Começo, no entanto, pela caracterização da direita. Considero importante distinguir no interior desse campo posições simplesmente conservadoras e posições além disso xenófobas, discriminatórias, belicosas e beligerantes. Mas acredito que, mesmo observadas essas importantes diferenças, a caracterização pode ser aplicada, no geral, à direita atual em seu conjunto.
A direita entende a democracia com base em um catálogo de direitos determinado, fixo e previamente definido. Nessa lógica, a liberdade tem precedência absoluta e é entendida em termos de um conjunto de direitos previamente definidos a serem preservados. Não apenas nisso essa posição se assemelha a um congelamento do velho projeto do Esclarecimento (ou iluminismo, como se queira chamá-lo). Também na sua concepção de modernidade a direita mantém o modelo eurocêntrico de um processo de modernização modelar, em que se repetem as etapas, as instituições e os resultados de uma certa imagem do que sejam as instituições democráticas capitalistas. Com isso, também projeta como modelar uma forma de vida determinada.
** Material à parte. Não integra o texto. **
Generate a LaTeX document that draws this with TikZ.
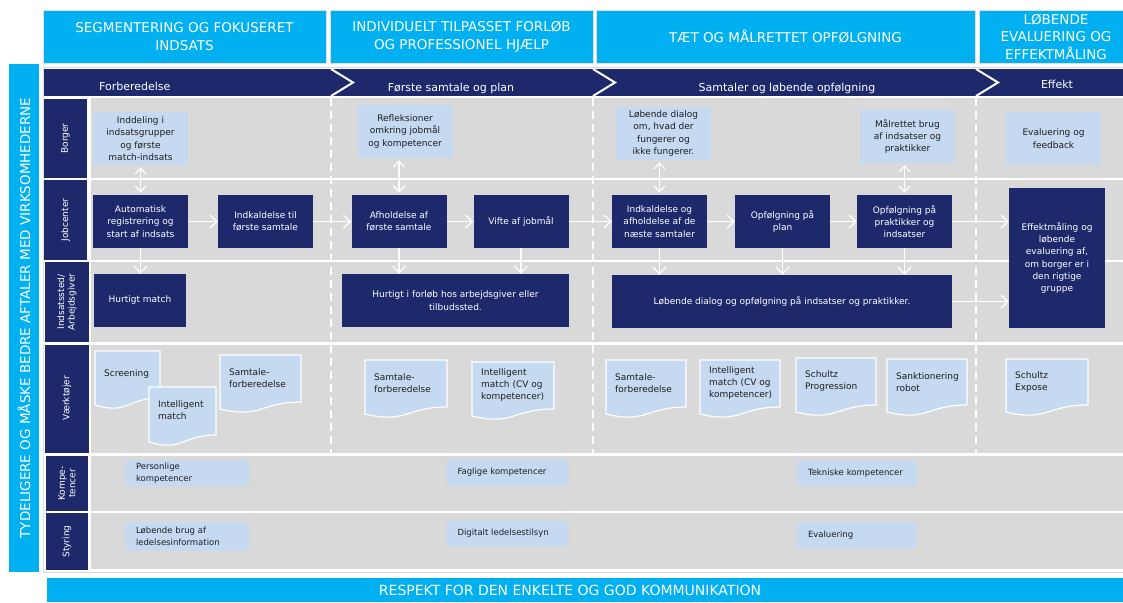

A idéia tradicional de tolerância que ela defende é insuficiente para fomentar o surgimento de novas formas de vida, já que as relega ao domínio do privado, sem mais. E esse é um ponto importante que distingue as posições de esquerda: distinções como essa entre público e privado não podem ser fixadas de antemão.
A esquerda não pode aceitar o congelamento de uma determinada imagem de modernização que deveria ser repetida como único caminho para a construção de uma sociedade democrática. Seu vínculo com o Esclarecimento e com os ideais de igualdade e liberdade começa por uma crítica radical da violência com que esse projeto se realizou por sobre a cabeça de indivíduos e populações inteiras. Conseqüentemente, a esquerda também não pode aceitar sem crítica a tese de que os direitos de liberdade são condição para os direitos de igualdade, pois isso definiria um modelo prévio de democracia que viria se sobrepor às disputas políticas concretas. Muito menos pode aceitar a idéia de um catálogo prévio de direitos, independentemente de sua discussão e deliberação em contextos sociais concretos.
Nem por isso, entretanto, a esquerda sustenta um primado de princípio da igualdade sobre a liberdade. A idéia de emancipação tornou-se de tal maneira complexa que lutas por liberdade não só não podem mais ser separadas das lutas por igualdade como também não podem ser mais reduzidas a estas. As duas frentes de disputa têm lógicas próprias e têm de ser perseguidas concomitantemente. Só assim se torna possível questionar em seu conjunto o modelo de modernização imposto como único: porque ele é desigual, sem dúvida; mas também porque emudece, segrega e impede o aparecimento de novas vozes que apontam para o desenvolvimento de novas formas de vida.
Não é essa, no entanto, a autocompreensão de importantes parcelas do que chamei aqui de nova esquerda. Muitas das disputas atuais tendem a reduzir as questões de liberdade a uma noção inflada de igualdade. Creio que os movimentos sociais não apenas podem dispensar essa noção inflada de igualdade para justificar suas bandeiras como ganhariam muito em deixá-la para trás, passando a operar no duplo registro de demandas por igualdade e por liberdade.
Segundo a caracterização proposta aqui, no jogo em que liberdade e igualdade passam a operar , a prioridade de uma em relação à outra depende sempre do contexto de ação. O critério de prevalência no âmbito de uma disputa determinada não pode ser outro senão o do fomento da autonomia de cidadãs e cidadãos, como indivíduos ou como grupos organizados em vista de uma luta concreta.